A major challenge for income investors, who are always seeking ways to divine the reliability of dividends, is the sea change in dividend policy over the past 50 years.   There has been a long-term decline in the percentage of earnings paid back to investors in the form of dividends, especially when measured by dividend yield (the ratio of dividends to price). A long-term rise in price-to-earnings ratios and a shift in corporate policies regarding dividends have both contributed to the trend, as have changes in the composition of the major indexes. Specifically, technology firms have gained increasing weight in stock indexes in recent decades, and these firms tend to pay lower dividends.

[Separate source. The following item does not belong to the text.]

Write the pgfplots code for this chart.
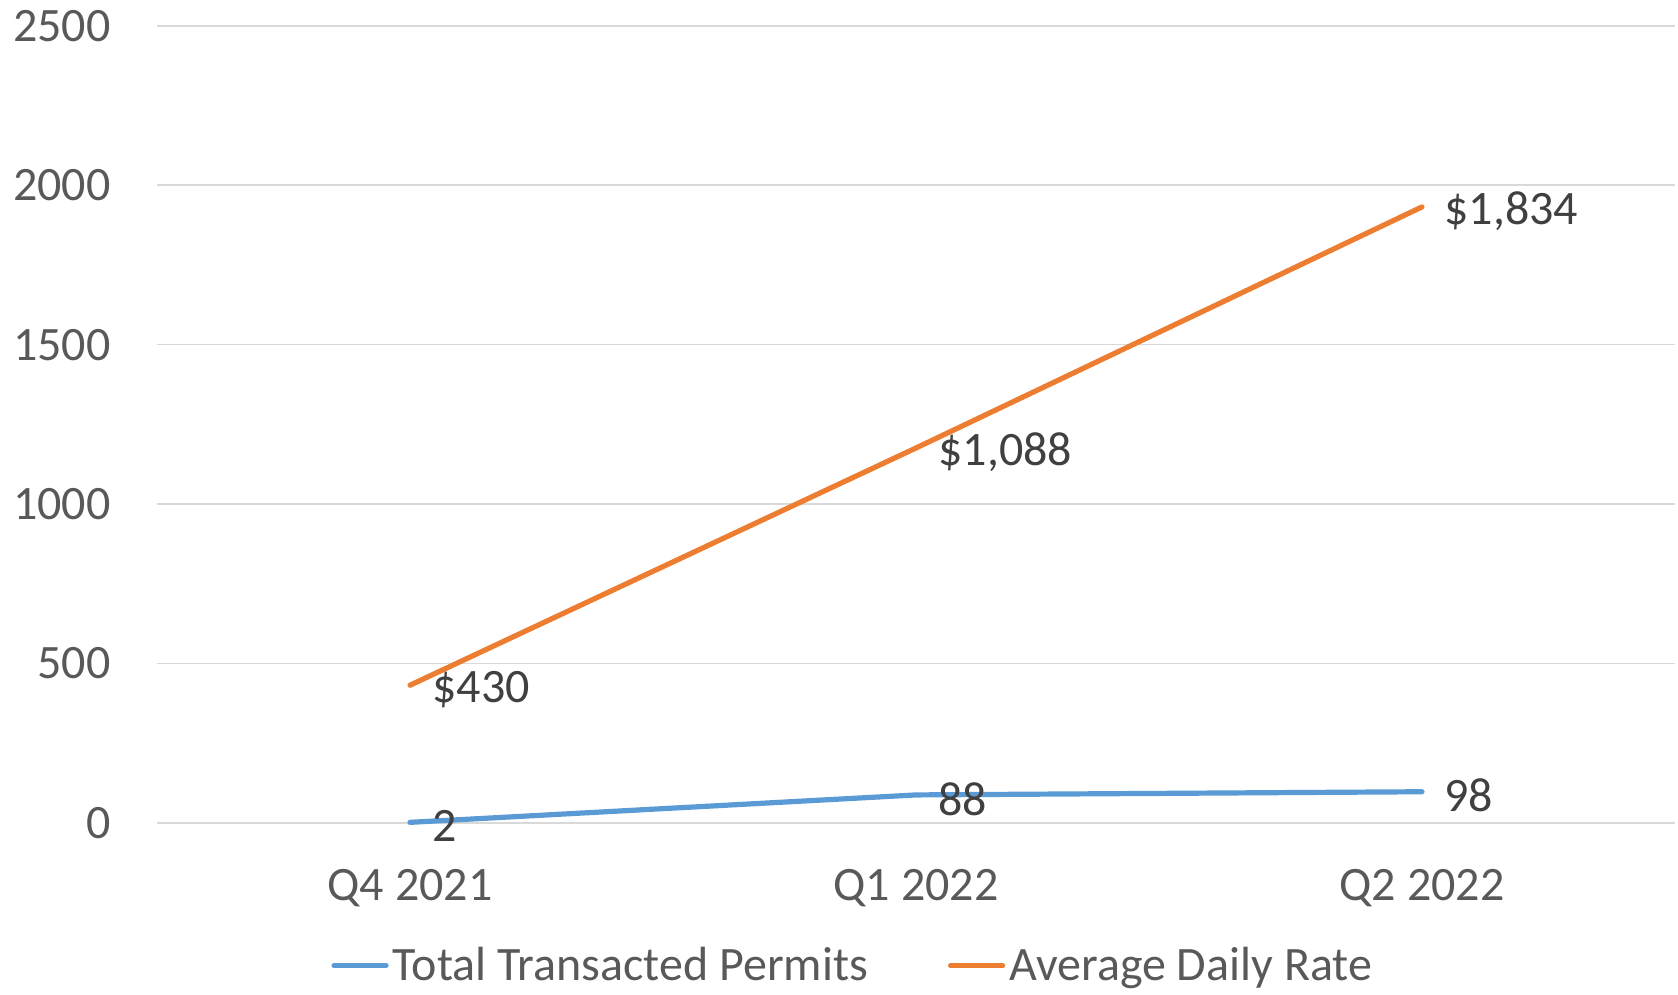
\documentclass[border=0pt]{standalone}
\usepackage{pgfplots}
\pgfplotsset{compat=1.18}
\usepackage{pgfplotstable}
\usepackage{fontspec}
\setmainfont{Carlito}
\definecolor{cblue}{HTML}{5B9BD5}
\definecolor{corange}{HTML}{ED7D31}
\definecolor{ctick}{HTML}{595959}
\definecolor{clab}{HTML}{404040}
\definecolor{cgrid}{HTML}{D9D9D9}
\pgfplotstableread{
x y
0 2
1 88
2 98
}\permits
\pgfplotstableread{
x y
0 430
1 1088
2 1834
}\rate
\begin{document}
\begin{tikzpicture}
\begin{axis}[
  scale only axis,
  width=759pt, height=398.6pt,
  xmin=-0.5, xmax=2.5,
  ymin=0, ymax=2500,
  ytick={0,500,1000,1500,2000,2500},
  xtick={0,1,2},
  xticklabels={Q4 2021, Q1 2022, Q2 2022},
  stack plots=y,
  ymajorgrids,
  grid style={color=cgrid, line width=0.75pt},
  axis line style={draw=none},
  tick style={draw=none},
  major tick length=0pt,
  /pgf/number format/assume math mode=true,
  /pgf/number format/1000 sep={},
  scaled y ticks=false,
  ticklabel style={font=\fontsize{24}{28}\selectfont, text=ctick},
  yticklabel style={anchor=east, inner sep=0pt, xshift=-23pt},
  xticklabel style={anchor=north, inner sep=0pt, yshift=-23pt},
  nodes near coords={\pgfmathprintnumber[assume math mode=true,1000 sep={,}]{\pgfplotspointmeta}},
  every node near coord/.append style={anchor=west, inner sep=0pt, xshift=10pt, yshift=-2pt, font=\fontsize{24}{28}\selectfont, text=clab},
  point meta=explicit,
  legend columns=2,
  legend style={draw=none, fill=none, at={(0.459,-0.179)}, anchor=center,
    font=\fontsize{24}{28}\selectfont, text=ctick,
    /tikz/every even column/.append style={column sep=38pt},
    inner sep=0pt},
  legend image code/.code={\draw[#1, line width=2.6pt] (0pt,0pt) -- (26pt,0pt);},
  legend cell align=left,
  clip=false,
]
\addplot[cblue, line width=2.6pt, line cap=round, line join=round, mark=none]
  table[x=x, y=y, meta=y] {\permits};
\addlegendentry{Total Transacted Permits}
\addplot[corange, line width=2.6pt, line cap=round, line join=round, mark=none,
  nodes near coords={\$\pgfmathprintnumber[assume math mode=true,1000 sep={,}]{\pgfplotspointmeta}}]
  table[x=x, y=y, meta=y] {\rate};
\addlegendentry{Average Daily Rate}
\end{axis}
\pgfresetboundingbox
\path[use as bounding box] (-78.5pt,-86pt) rectangle (760.5pt,411.5pt);
\end{tikzpicture}
\end{document}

The general shift away from dividends notwithstanding, many firms have a long history of maintaining and increasing dividends.  Standard and Poors’ Dividend Aristocrats index provides a well-known list of companies that have at least a 25-year track record of raising dividends every year.  Even among these firms, however, there is a real risk that dividends may fall.  Pfizer (PFE) and General Electric (GE), two firms that had previously been on the list of Dividend Aristocrats prior to 2009, dramatically reduced their dividends in that year, as did several other firms on the list. In all, ten of the Dividend Aristocrats were removed from the list at the end of 2009, 20% of the total. 

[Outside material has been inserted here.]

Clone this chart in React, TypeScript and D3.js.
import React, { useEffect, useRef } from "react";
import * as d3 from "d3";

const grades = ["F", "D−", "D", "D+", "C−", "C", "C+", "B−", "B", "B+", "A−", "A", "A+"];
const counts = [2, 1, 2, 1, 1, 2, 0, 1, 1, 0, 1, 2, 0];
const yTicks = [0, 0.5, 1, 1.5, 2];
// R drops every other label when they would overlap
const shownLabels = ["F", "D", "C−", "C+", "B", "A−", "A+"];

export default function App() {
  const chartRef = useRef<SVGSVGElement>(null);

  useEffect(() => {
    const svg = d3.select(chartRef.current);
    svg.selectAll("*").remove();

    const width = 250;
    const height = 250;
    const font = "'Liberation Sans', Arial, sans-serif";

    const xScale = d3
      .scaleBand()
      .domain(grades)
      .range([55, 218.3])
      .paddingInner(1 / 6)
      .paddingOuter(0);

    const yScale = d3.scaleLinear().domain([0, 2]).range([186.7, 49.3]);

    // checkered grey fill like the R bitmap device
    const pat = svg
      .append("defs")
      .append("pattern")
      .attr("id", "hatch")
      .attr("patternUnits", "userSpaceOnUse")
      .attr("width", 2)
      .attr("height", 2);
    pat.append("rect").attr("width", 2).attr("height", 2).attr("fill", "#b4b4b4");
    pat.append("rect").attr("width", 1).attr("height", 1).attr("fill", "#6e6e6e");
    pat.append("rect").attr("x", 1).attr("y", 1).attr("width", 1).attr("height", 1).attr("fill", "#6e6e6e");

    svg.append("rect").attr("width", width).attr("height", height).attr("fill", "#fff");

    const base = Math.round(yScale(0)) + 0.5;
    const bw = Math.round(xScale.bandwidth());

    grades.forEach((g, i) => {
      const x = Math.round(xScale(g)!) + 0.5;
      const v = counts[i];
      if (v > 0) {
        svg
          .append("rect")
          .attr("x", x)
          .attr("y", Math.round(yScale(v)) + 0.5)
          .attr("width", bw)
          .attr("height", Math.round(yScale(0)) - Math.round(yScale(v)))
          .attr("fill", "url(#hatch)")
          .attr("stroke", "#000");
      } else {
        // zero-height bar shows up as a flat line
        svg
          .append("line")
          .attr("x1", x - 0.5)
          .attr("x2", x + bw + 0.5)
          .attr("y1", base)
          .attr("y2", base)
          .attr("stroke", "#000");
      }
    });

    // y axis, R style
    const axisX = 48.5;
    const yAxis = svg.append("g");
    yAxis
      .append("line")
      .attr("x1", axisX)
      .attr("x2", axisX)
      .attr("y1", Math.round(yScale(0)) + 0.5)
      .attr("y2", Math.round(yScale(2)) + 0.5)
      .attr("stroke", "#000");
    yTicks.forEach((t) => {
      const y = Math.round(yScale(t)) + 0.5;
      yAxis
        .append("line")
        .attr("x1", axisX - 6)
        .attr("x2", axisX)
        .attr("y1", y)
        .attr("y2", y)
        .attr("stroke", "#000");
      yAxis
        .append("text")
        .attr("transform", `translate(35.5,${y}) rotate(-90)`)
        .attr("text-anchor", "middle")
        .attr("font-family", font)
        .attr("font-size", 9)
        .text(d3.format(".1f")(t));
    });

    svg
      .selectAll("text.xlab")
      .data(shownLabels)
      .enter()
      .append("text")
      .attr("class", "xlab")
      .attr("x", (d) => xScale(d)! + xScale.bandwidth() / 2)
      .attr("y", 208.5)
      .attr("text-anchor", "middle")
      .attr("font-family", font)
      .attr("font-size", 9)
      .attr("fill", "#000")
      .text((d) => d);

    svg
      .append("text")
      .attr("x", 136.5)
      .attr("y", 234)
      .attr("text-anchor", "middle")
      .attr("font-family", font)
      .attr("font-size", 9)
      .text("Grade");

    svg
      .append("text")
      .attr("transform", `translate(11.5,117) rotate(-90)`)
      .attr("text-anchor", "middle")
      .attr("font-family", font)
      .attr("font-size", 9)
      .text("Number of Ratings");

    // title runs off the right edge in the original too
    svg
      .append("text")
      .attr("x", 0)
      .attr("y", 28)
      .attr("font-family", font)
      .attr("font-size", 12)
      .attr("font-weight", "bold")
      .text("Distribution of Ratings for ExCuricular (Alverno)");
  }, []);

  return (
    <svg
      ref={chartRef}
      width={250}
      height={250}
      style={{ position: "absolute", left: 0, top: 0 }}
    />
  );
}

Volatility as an additional screen

In research published over the past year, I have used the volatility of a stock, ETF, or portfolio as a key variable in judging the attractiveness of a yield-focused investment strategy.  My research has used historical volatility, expected volatility from simulations, and implied volatility from options prices, all of which are closely related, of course.  Volatility is considerably persistent through time, and the implied volatility from options prices is a key signal for determining the probability of corporate distress. The higher the implied volatility, the higher the probability of distress. 

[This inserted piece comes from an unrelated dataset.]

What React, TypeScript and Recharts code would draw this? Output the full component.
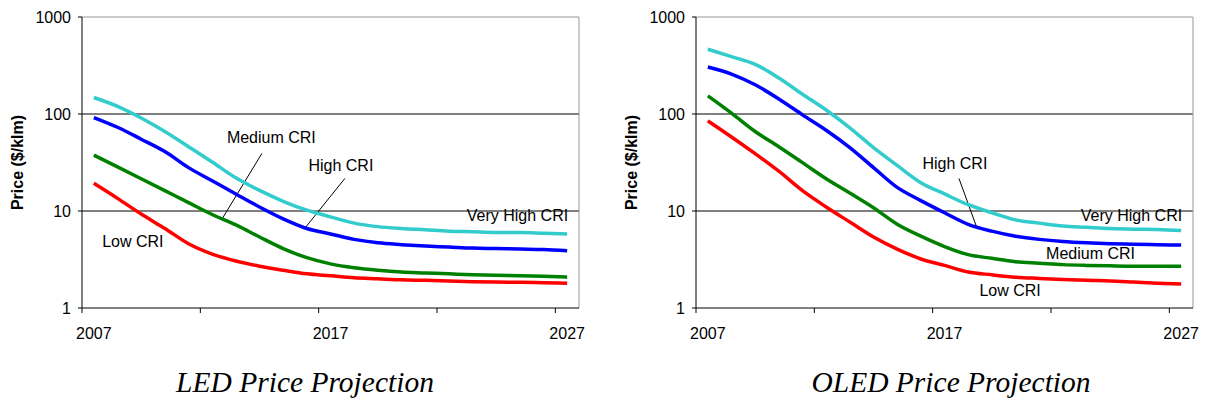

Along the same lines, the lower the volatility of a stock, the more sustainable should be its dividend.  Research confirms that stock risk is significantly related to a firm’s propensity to pay a dividend. Firms with high volatility are less likely to pay a dividend, and vice versa.  Firms that become riskier through time are less likely to maintain or raise their dividends.  Among the range of possible explanations for this effect is that both corporate managers and the market are aware of the relative risk in future earnings.  Higher expected risk is reflected in higher volatility, and managers are more likely to hoard cash (rather than paying dividends) when future earnings are highly uncertain.  A related explanation is that a company with high volatility is likely to have a harder time raising money by issuing debt, and thus its management will retain earnings rather than pay or raise dividends.  The amount of interest that a company pays when it issues bonds increases with the price of credit default swaps, which themselves become more expensive as volatility increases.

The relationship between volatility and dividend cuts also makes intuitive sense. Companies don’t cut their dividends, in general, until they are in such dire straits that a cut is required, which means the probability of distress is naturally linked to the sustainability of dividends.

Using volatility as a screen for income-paying securities has another very straightforward benefit: it avoids stocks that have substantial yields because their stock prices have plummeted. Yields that are high simply because prices have dropped a great deal often warn that the dividend will soon be cut – the so-called ‘dividend trap.’